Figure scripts
· · · · · · ·

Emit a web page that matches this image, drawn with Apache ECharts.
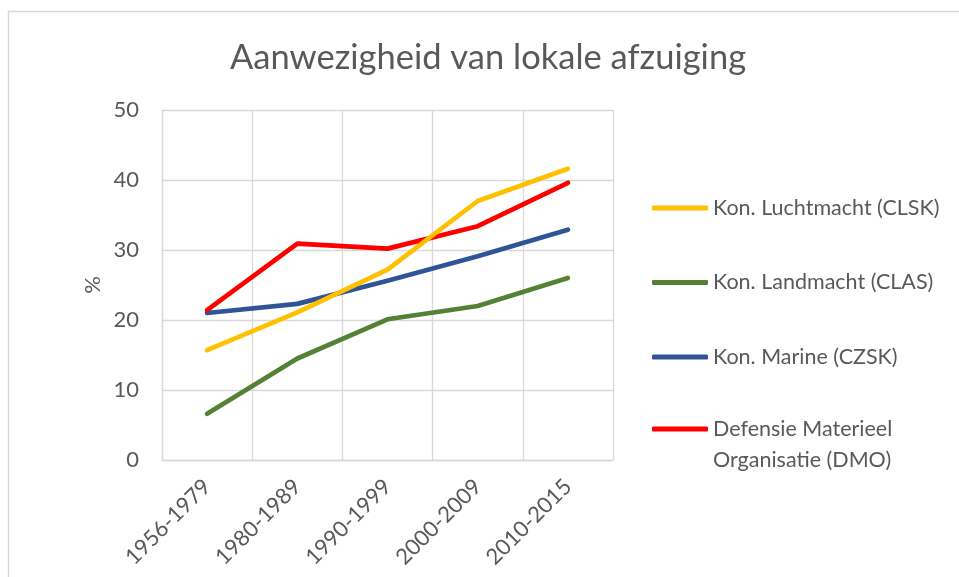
<!DOCTYPE html>
<html>
<head>
<meta charset="utf-8">
<script src="https://cdn.jsdelivr.net/npm/echarts@6/dist/echarts.min.js"></script>
<style>
html,body{margin:0;padding:0;background:#fff;}
#chart{width:959px;height:577px;}
</style>
</head>
<body>
<div id="chart"></div>
<script>
const categories = ['1956-1979', '1980-1989', '1990-1999', '2000-2009', '2010-2015'];
const clsk = [15.7, 21.1, 27.2, 37.0, 41.6];
const clas = [6.6, 14.5, 20.1, 22.0, 26.0];
const czsk = [21.0, 22.3, 25.6, 29.1, 32.9];
const dmo = [21.4, 30.9, 30.2, 33.4, 39.6];
const seriesNames = ['Kon. Luchtmacht (CLSK)', 'Kon. Landmacht (CLAS)', 'Kon. Marine (CZSK)', 'Defensie Materieel\nOrganisatie (DMO)'];
const colors = ['#FFC000', '#548235', '#2F5597', '#FF0000'];
const yTicks = {min: 0, max: 50, interval: 10};

const FONT = 'Lato';
const TXT = '#595959';
const GRID = '#D9D9D9';

const chart = echarts.init(document.getElementById('chart'), null, {renderer: 'canvas'});
const dataSets = [clsk, clas, czsk, dmo];

const legendBase = {
  orient: 'vertical',
  left: 652,
  padding: 0,
  itemWidth: 56, itemHeight: 5, itemGap: 43.5,
  icon: 'roundRect',
  formatter: function (name) {
    return name.indexOf('\n') >= 0 ? '\n' + name : name;
  },
  textStyle: {fontFamily: FONT, fontSize: 21.5, color: TXT, lineHeight: 31}
};

const option = {
  backgroundColor: '#fff',
  animation: false,
  title: {
    text: 'Aanwezigheid van lokale afzuiging',
    left: 483, top: 35, textAlign: 'center',
    textStyle: {fontFamily: FONT, fontSize: 34.5, fontWeight: 'normal', color: TXT}
  },
  graphic: [{
    type: 'rect', silent: true,
    shape: {x: 8.5, y: 11.5, width: 1000, height: 700},
    style: {fill: null, stroke: GRID, lineWidth: 1.5}
  }],
  grid: {left: 162, right: 346, top: 110, bottom: 117, containLabel: false},
  legend: [
    Object.assign({}, legendBase, {top: 192.5, data: seriesNames.slice(0, 3)}),
    Object.assign({}, legendBase, {top: 382.5, data: seriesNames.slice(3)})
  ],
  xAxis: {
    type: 'category',
    data: categories,
    boundaryGap: true,
    axisLine: {show: true, lineStyle: {color: GRID, width: 1.3}},
    axisTick: {show: false},
    splitLine: {show: true, lineStyle: {color: GRID, width: 1.3}},
    axisLabel: {rotate: 45, margin: 23, fontFamily: FONT, fontSize: 22, color: TXT, interval: 0}
  },
  yAxis: {
    type: 'value',
    min: yTicks.min, max: yTicks.max, interval: yTicks.interval,
    name: '%', nameLocation: 'middle', nameGap: 58,
    nameTextStyle: {fontFamily: FONT, fontSize: 22, color: TXT},
    axisLine: {show: true, lineStyle: {color: GRID, width: 1.3}},
    axisTick: {show: false},
    splitLine: {show: true, lineStyle: {color: GRID, width: 1.3}},
    axisLabel: {margin: 23, fontFamily: FONT, fontSize: 22, color: TXT}
  },
  series: dataSets.map((d, i) => ({
    name: seriesNames[i],
    type: 'line',
    data: d,
    symbol: 'none',
    showSymbol: false,
    lineStyle: {color: colors[i], width: 4.7, cap: 'round', join: 'round'},
    itemStyle: {color: colors[i]},
    z: 2
  }))
};
option.series[0].z = 3;
chart.setOption(option);
</script>
</body>
</html>
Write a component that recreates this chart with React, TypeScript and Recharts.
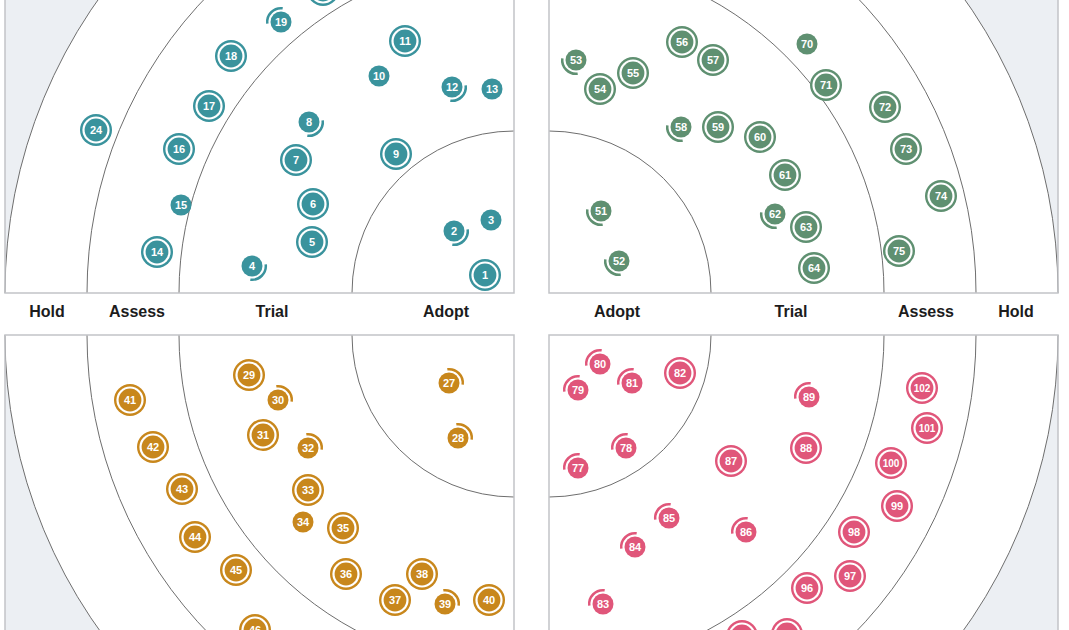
import React from 'react';
import { ScatterChart, Scatter, XAxis, YAxis, ReferenceArea } from 'recharts';

type Status = 'new' | 'in' | 'out' | 'none';
interface Blip { id: number; x: number; y: number; s: Status }

// Rings (innermost first) and their outer radii in radar units
const ringNames = ['Adopt', 'Trial', 'Assess', 'Hold'];
const ringRadii = [162, 335, 427, 509];

// Blips: x = distance from the radar centre along the horizontal edge, y = along the vertical edge
const tealBlips: Blip[] = [
  { id: 1, x: 29, y: 18, s: 'new' },
  { id: 2, x: 60, y: 62, s: 'in' },
  { id: 3, x: 23, y: 73, s: 'none' },
  { id: 4, x: 262, y: 27, s: 'in' },
  { id: 5, x: 202, y: 51, s: 'new' },
  { id: 6, x: 201, y: 89, s: 'new' },
  { id: 7, x: 218, y: 133, s: 'new' },
  { id: 8, x: 205, y: 171, s: 'in' },
  { id: 9, x: 118, y: 139, s: 'new' },
  { id: 10, x: 135, y: 217, s: 'none' },
  { id: 11, x: 109, y: 252, s: 'new' },
  { id: 12, x: 62, y: 206, s: 'in' },
  { id: 13, x: 22, y: 204, s: 'none' },
  { id: 14, x: 357, y: 41, s: 'new' },
  { id: 15, x: 333, y: 88, s: 'none' },
  { id: 16, x: 335, y: 144, s: 'new' },
  { id: 17, x: 305, y: 187, s: 'new' },
  { id: 18, x: 283, y: 237, s: 'new' },
  { id: 19, x: 233, y: 271, s: 'out' },
  { id: 20, x: 191, y: 303, s: 'new' },
  { id: 24, x: 418, y: 163, s: 'new' },
];

const greenBlips: Blip[] = [
  { id: 51, x: 52, y: 82, s: 'in' },
  { id: 52, x: 70, y: 32, s: 'in' },
  { id: 53, x: 27, y: 233, s: 'in' },
  { id: 54, x: 51, y: 204, s: 'new' },
  { id: 55, x: 84, y: 220, s: 'new' },
  { id: 56, x: 133, y: 251, s: 'new' },
  { id: 57, x: 164, y: 233, s: 'new' },
  { id: 58, x: 132, y: 166, s: 'in' },
  { id: 59, x: 169, y: 166, s: 'new' },
  { id: 60, x: 211, y: 156, s: 'new' },
  { id: 61, x: 236, y: 118, s: 'new' },
  { id: 62, x: 226, y: 79, s: 'in' },
  { id: 63, x: 257, y: 66, s: 'new' },
  { id: 64, x: 265, y: 25, s: 'new' },
  { id: 70, x: 258, y: 249, s: 'none' },
  { id: 71, x: 277, y: 208, s: 'new' },
  { id: 72, x: 336, y: 186, s: 'new' },
  { id: 73, x: 357, y: 144, s: 'new' },
  { id: 74, x: 392, y: 97, s: 'new' },
  { id: 75, x: 350, y: 42, s: 'new' },
];

const orangeBlips: Blip[] = [
  { id: 27, x: 65, y: 48, s: 'in' },
  { id: 28, x: 56, y: 103, s: 'in' },
  { id: 29, x: 265, y: 40, s: 'new' },
  { id: 30, x: 236, y: 65, s: 'in' },
  { id: 31, x: 251, y: 100, s: 'new' },
  { id: 32, x: 206, y: 113, s: 'in' },
  { id: 33, x: 206, y: 155, s: 'new' },
  { id: 34, x: 211, y: 187, s: 'none' },
  { id: 35, x: 171, y: 193, s: 'new' },
  { id: 36, x: 168, y: 239, s: 'new' },
  { id: 37, x: 119, y: 265, s: 'new' },
  { id: 38, x: 92, y: 239, s: 'new' },
  { id: 39, x: 69, y: 269, s: 'in' },
  { id: 40, x: 25, y: 265, s: 'new' },
  { id: 41, x: 384, y: 65, s: 'new' },
  { id: 42, x: 361, y: 112, s: 'new' },
  { id: 43, x: 332, y: 154, s: 'new' },
  { id: 44, x: 319, y: 202, s: 'new' },
  { id: 45, x: 278, y: 235, s: 'new' },
  { id: 46, x: 259, y: 295, s: 'new' },
];

const pinkBlips: Blip[] = [
  { id: 77, x: 29, y: 133, s: 'in' },
  { id: 78, x: 77, y: 113, s: 'in' },
  { id: 79, x: 29, y: 55, s: 'in' },
  { id: 80, x: 51, y: 29, s: 'in' },
  { id: 81, x: 83, y: 48, s: 'in' },
  { id: 82, x: 131, y: 38, s: 'new' },
  { id: 83, x: 54, y: 269, s: 'in' },
  { id: 84, x: 86, y: 212, s: 'in' },
  { id: 85, x: 120, y: 183, s: 'in' },
  { id: 86, x: 197, y: 197, s: 'in' },
  { id: 87, x: 182, y: 126, s: 'new' },
  { id: 88, x: 257, y: 113, s: 'new' },
  { id: 89, x: 260, y: 62, s: 'in' },
  { id: 94, x: 193, y: 301, s: 'new' },
  { id: 95, x: 238, y: 299, s: 'new' },
  { id: 96, x: 258, y: 253, s: 'new' },
  { id: 97, x: 301, y: 241, s: 'new' },
  { id: 98, x: 305, y: 197, s: 'new' },
  { id: 99, x: 348, y: 171, s: 'new' },
  { id: 100, x: 342, y: 128, s: 'new' },
  { id: 101, x: 378, y: 93, s: 'new' },
  { id: 102, x: 373, y: 53, s: 'new' },
];

// ---- layout / style ----
const R = ringRadii[ringRadii.length - 1];
const PAD = 1;
const SIZE = R + PAD * 2;
const GAP_X = 35;
const LEFT = 5;
const BAND_TOP = 293;
const BAND_H = 42;
const LABEL_DIST = [68, 242, 377, 467];
const FONT = '"Liberation Sans", Arial, Helvetica, sans-serif';
const OUTSIDE = '#eceff3';
const BORDER = '#c2c4c7';
const RING_LINE = '#6e6e6e';

const quadrants = [
  { key: 'tl', blips: tealBlips, color: '#3a939d', flipX: true, flipY: false, col: 0, row: 0 },
  { key: 'tr', blips: greenBlips, color: '#5f9071', flipX: false, flipY: false, col: 1, row: 0 },
  { key: 'bl', blips: orangeBlips, color: '#c8871c', flipX: true, flipY: true, col: 0, row: 1 },
  { key: 'br', blips: pinkBlips, color: '#e0567a', flipX: false, flipY: true, col: 1, row: 1 },
];

function makeRingShape(flipX: boolean, flipY: boolean) {
  return (p: any) => {
    const { x, y, width, height } = p;
    const sx = flipX ? -1 : 1;
    const sy = flipY ? 1 : -1;
    const cx = flipX ? x + width : x;
    const cy = flipY ? y : y + height;
    const x1 = cx + sx * width;
    const y1 = cy;
    const x2 = cx;
    const y2 = cy + sy * height;
    const sweep = sx * sy > 0 ? 1 : 0;
    const arc = `M${x1},${y1} A${width},${height} 0 0 ${sweep} ${x2},${y2}`;
    return (
      <g>
        <path d={`M${cx},${cy} L${x1},${y1} A${width},${height} 0 0 ${sweep} ${x2},${y2} Z`} fill="#ffffff" stroke="none" />
        <path d={arc} fill="none" stroke={RING_LINE} strokeWidth={1} />
      </g>
    );
  };
}

function makeBlipShape(color: string, flipX: boolean, flipY: boolean) {
  const inward = Math.atan2(flipY ? -1 : 1, flipX ? 1 : -1);
  return (p: any) => {
    const { cx, cy, payload } = p;
    if (cx == null || cy == null) return <g />;
    const b: Blip = payload;
    const label = (
      <text
        x={cx}
        y={cy}
        dy="0.36em"
        textAnchor="middle"
        fill="#ffffff"
        fontFamily={FONT}
        fontWeight={700}
        fontSize={b.id >= 100 ? 10 : 11}
      >
        {b.id}
      </text>
    );
    if (b.s === 'new') {
      return (
        <g>
          <circle cx={cx} cy={cy} r={16} fill={color} />
          <circle cx={cx} cy={cy} r={13.6} fill="#ffffff" />
          <circle cx={cx} cy={cy} r={11.4} fill={color} />
          {label}
        </g>
      );
    }
    if (b.s === 'none') {
      return (
        <g>
          <circle cx={cx} cy={cy} r={10.5} fill={color} />
          {label}
        </g>
      );
    }
    const a = b.s === 'in' ? inward : inward + Math.PI;
    const half = (52 * Math.PI) / 180;
    const rr = 13.8;
    const a1 = a - half;
    const a2 = a + half;
    const d = `M${cx + rr * Math.cos(a1)},${cy + rr * Math.sin(a1)} A${rr},${rr} 0 0 1 ${cx + rr * Math.cos(a2)},${cy + rr * Math.sin(a2)}`;
    return (
      <g>
        <path d={d} fill="none" stroke={color} strokeWidth={2.5} />
        <circle cx={cx} cy={cy} r={10.5} fill={color} />
        {label}
      </g>
    );
  };
}

function Quadrant({ q }: { q: (typeof quadrants)[number] }) {
  const left = LEFT + q.col * (R + GAP_X) - PAD;
  const top = q.row === 0 ? BAND_TOP - R - PAD : BAND_TOP + BAND_H - PAD;
  const ringShape = makeRingShape(q.flipX, q.flipY);
  return (
    <div style={{ position: 'absolute', left, top, width: SIZE, height: SIZE }}>
      <ScatterChart width={SIZE} height={SIZE} margin={{ top: PAD, right: PAD, bottom: PAD, left: PAD }}>
        <XAxis type="number" dataKey="x" domain={[0, R]} reversed={q.flipX} hide allowDataOverflow />
        <YAxis type="number" dataKey="y" domain={[0, R]} reversed={q.flipY} hide allowDataOverflow />
        <ReferenceArea x1={0} x2={R} y1={0} y2={R} fill={OUTSIDE} fillOpacity={1} stroke="none" />
        {[...ringRadii].reverse().map((r) => (
          <ReferenceArea key={r} x1={0} x2={r} y1={0} y2={r} shape={ringShape} />
        ))}
        <ReferenceArea x1={0} x2={R} y1={0} y2={R} fill="none" fillOpacity={0} stroke={BORDER} strokeWidth={1.5} />
        <Scatter
          data={q.blips}
          isAnimationActive={false}
          shape={makeBlipShape(q.color, q.flipX, q.flipY)}
        />
      </ScatterChart>
    </div>
  );
}

export default function App() {
  const leftCenter = LEFT + R;
  const rightCenter = LEFT + R + GAP_X;
  return (
    <div
      style={{
        position: 'absolute',
        left: 0,
        top: 0,
        width: 1069,
        height: 630,
        overflow: 'hidden',
        background: '#ffffff',
      }}
    >
      {quadrants.map((q) => (
        <Quadrant key={q.key} q={q} />
      ))}
      <svg
        width={1069}
        height={BAND_H}
        style={{ position: 'absolute', left: 0, top: BAND_TOP }}
      >
        {ringNames.map((name, i) => (
          <React.Fragment key={name}>
            <text
              x={leftCenter - LABEL_DIST[i]}
              y={BAND_H / 2}
              dy="0.2em"
              textAnchor="middle"
              fontFamily={FONT}
              fontWeight={700}
              fontSize={16}
              fill="#1c1c1c"
            >
              {name}
            </text>
            <text
              x={rightCenter + LABEL_DIST[i]}
              y={BAND_H / 2}
              dy="0.2em"
              textAnchor="middle"
              fontFamily={FONT}
              fontWeight={700}
              fontSize={16}
              fill="#1c1c1c"
            >
              {name}
            </text>
          </React.Fragment>
        ))}
      </svg>
    </div>
  );
}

· · · · · · ·

What is needed. The first line to give again is the one with "Write a component", and the last is the one with "const ringRadii = [162, 335, 427, 509];". Repeat them and everything between exactly, minus the pictures.

Completed task.
Write a component that recreates this chart with React, TypeScript and Recharts.
import React from 'react';
import { ScatterChart, Scatter, XAxis, YAxis, ReferenceArea } from 'recharts';

type Status = 'new' | 'in' | 'out' | 'none';
interface Blip { id: number; x: number; y: number; s: Status }

// Rings (innermost first) and their outer radii in radar units
const ringNames = ['Adopt', 'Trial', 'Assess', 'Hold'];
const ringRadii = [162, 335, 427, 509];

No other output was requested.